EXERCISE INSTRUCTIONS: Beginning with the first line of the data below, reproduce every line unchanged, ending with the line that holds "1.45, 1.5, 1.55];".

▽

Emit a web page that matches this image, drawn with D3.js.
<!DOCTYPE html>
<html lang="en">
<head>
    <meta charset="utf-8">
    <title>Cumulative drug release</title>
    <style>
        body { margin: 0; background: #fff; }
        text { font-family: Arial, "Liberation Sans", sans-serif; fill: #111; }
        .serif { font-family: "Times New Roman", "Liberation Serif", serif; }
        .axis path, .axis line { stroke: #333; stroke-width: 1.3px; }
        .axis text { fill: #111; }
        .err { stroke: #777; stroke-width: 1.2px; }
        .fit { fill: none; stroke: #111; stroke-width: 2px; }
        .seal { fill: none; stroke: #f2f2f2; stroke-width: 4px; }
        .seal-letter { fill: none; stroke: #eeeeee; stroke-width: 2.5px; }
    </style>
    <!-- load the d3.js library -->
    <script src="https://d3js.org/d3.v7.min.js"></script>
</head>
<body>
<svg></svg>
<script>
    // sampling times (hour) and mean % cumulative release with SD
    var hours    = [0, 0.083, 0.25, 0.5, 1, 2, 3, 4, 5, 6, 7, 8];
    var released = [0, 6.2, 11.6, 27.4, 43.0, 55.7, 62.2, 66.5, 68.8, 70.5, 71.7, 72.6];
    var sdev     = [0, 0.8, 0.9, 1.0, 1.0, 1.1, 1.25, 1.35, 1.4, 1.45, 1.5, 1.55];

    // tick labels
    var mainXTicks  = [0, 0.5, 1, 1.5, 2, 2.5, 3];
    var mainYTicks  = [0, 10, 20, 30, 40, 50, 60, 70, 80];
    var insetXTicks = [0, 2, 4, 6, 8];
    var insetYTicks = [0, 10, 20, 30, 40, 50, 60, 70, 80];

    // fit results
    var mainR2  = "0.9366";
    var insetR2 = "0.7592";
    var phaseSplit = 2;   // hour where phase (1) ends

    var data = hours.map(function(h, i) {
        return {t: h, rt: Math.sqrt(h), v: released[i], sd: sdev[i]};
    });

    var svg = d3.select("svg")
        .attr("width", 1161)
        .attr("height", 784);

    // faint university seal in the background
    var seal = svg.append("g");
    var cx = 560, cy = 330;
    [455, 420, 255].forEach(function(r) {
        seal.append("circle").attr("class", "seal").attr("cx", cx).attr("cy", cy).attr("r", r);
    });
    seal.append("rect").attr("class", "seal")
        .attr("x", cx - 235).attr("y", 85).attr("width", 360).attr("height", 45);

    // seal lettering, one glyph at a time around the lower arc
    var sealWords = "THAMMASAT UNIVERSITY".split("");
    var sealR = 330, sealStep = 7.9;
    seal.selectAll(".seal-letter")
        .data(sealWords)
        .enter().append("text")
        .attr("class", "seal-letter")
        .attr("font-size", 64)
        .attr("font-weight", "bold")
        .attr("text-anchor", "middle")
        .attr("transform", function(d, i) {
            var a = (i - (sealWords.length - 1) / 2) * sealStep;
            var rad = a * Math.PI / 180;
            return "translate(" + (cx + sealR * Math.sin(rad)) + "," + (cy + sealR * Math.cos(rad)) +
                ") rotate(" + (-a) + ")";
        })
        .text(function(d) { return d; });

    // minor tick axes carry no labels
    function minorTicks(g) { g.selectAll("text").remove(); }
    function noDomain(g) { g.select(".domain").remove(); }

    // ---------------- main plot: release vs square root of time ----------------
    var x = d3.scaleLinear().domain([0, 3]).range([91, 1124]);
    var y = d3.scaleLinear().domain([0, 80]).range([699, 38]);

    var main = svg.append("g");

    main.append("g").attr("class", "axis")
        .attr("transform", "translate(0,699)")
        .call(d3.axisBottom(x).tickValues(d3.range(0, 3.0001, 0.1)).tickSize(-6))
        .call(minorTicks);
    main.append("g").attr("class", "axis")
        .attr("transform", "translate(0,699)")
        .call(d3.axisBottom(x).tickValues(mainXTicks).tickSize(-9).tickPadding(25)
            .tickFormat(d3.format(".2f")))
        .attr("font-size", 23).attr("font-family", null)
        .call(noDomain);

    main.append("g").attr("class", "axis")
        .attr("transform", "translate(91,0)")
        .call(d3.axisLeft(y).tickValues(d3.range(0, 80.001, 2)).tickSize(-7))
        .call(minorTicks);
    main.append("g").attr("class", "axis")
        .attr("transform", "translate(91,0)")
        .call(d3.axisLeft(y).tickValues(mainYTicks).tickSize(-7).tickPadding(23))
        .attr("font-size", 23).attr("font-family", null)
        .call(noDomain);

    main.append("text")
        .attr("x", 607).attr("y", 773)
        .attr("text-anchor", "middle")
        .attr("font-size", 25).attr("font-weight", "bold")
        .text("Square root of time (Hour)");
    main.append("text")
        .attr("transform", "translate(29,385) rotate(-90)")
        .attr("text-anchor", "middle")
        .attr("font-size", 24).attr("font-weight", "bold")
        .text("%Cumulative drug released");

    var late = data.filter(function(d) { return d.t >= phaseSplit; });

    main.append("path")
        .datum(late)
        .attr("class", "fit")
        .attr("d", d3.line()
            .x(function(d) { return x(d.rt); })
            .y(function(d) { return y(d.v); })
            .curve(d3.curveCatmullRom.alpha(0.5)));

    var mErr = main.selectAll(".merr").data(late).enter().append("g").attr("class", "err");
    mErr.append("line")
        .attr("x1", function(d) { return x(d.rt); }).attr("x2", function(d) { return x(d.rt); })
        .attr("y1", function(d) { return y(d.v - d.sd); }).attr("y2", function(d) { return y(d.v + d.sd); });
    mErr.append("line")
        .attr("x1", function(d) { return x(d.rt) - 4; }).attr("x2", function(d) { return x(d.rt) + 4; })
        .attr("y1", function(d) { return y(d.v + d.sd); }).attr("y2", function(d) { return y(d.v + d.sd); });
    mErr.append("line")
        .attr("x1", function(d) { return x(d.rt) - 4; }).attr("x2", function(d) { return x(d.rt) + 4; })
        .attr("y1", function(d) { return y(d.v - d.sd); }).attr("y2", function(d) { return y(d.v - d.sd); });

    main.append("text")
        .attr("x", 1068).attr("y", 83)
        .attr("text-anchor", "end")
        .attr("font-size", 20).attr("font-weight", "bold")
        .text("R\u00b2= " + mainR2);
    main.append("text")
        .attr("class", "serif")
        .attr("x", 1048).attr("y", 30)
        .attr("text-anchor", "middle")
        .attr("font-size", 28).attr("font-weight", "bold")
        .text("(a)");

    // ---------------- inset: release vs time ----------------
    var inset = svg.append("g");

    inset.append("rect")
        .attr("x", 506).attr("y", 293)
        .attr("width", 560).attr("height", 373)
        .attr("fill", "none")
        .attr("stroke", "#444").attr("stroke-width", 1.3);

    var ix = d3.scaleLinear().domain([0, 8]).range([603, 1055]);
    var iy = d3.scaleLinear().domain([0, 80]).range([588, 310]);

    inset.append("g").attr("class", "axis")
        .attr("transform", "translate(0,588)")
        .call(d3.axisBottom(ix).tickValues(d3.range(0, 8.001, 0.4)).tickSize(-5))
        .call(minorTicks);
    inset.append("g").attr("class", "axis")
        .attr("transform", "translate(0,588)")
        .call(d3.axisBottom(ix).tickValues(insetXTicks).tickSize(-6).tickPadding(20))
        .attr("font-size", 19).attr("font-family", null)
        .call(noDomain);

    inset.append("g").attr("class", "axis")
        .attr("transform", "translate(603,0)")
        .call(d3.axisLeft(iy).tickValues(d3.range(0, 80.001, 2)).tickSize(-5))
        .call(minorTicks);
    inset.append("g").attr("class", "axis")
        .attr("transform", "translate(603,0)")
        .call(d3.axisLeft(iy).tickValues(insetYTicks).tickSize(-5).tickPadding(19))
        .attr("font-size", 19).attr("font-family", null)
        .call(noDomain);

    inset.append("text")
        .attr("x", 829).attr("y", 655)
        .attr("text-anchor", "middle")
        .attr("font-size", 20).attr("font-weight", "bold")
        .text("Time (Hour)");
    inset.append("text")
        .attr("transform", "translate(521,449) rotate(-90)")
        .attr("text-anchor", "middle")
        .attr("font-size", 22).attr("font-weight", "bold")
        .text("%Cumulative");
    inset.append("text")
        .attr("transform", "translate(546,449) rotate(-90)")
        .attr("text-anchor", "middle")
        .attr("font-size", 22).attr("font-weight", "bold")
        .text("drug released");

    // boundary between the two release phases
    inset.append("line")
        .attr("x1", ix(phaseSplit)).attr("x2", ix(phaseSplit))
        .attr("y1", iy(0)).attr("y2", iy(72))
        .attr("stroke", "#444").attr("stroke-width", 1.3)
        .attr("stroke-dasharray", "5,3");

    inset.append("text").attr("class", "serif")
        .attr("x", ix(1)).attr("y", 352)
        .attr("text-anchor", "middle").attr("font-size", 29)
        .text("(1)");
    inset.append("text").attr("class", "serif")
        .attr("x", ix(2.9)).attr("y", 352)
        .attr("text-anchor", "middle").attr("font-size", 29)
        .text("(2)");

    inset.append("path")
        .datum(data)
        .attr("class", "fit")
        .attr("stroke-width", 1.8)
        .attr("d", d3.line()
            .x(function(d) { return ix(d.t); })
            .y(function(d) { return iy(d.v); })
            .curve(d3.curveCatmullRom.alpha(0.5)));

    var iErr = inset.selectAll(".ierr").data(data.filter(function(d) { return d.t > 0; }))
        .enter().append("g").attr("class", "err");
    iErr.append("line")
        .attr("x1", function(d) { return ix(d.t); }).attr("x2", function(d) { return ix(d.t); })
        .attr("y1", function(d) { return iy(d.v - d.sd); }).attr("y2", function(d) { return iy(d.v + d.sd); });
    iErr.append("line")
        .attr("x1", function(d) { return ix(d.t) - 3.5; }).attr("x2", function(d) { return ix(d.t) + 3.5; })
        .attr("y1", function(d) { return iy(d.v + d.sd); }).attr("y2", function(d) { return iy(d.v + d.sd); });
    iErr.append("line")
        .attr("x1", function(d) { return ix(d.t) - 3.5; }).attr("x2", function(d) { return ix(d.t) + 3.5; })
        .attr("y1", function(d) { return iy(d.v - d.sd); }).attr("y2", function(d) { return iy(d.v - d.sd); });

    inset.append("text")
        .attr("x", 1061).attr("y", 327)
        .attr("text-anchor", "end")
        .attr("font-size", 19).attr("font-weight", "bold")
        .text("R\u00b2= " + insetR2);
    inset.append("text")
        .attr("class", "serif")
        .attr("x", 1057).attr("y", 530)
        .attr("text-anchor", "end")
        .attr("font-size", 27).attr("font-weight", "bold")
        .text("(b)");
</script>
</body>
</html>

△

ANSWER:
Emit a web page that matches this image, drawn with D3.js.
<!DOCTYPE html>
<html lang="en">
<head>
    <meta charset="utf-8">
    <title>Cumulative drug release</title>
    <style>
        body { margin: 0; background: #fff; }
        text { font-family: Arial, "Liberation Sans", sans-serif; fill: #111; }
        .serif { font-family: "Times New Roman", "Liberation Serif", serif; }
        .axis path, .axis line { stroke: #333; stroke-width: 1.3px; }
        .axis text { fill: #111; }
        .err { stroke: #777; stroke-width: 1.2px; }
        .fit { fill: none; stroke: #111; stroke-width: 2px; }
        .seal { fill: none; stroke: #f2f2f2; stroke-width: 4px; }
        .seal-letter { fill: none; stroke: #eeeeee; stroke-width: 2.5px; }
    </style>
    <!-- load the d3.js library -->
    <script src="https://d3js.org/d3.v7.min.js"></script>
</head>
<body>
<svg></svg>
<script>
    // sampling times (hour) and mean % cumulative release with SD
    var hours    = [0, 0.083, 0.25, 0.5, 1, 2, 3, 4, 5, 6, 7, 8];
    var released = [0, 6.2, 11.6, 27.4, 43.0, 55.7, 62.2, 66.5, 68.8, 70.5, 71.7, 72.6];
    var sdev     = [0, 0.8, 0.9, 1.0, 1.0, 1.1, 1.25, 1.35, 1.4, 1.45, 1.5, 1.55];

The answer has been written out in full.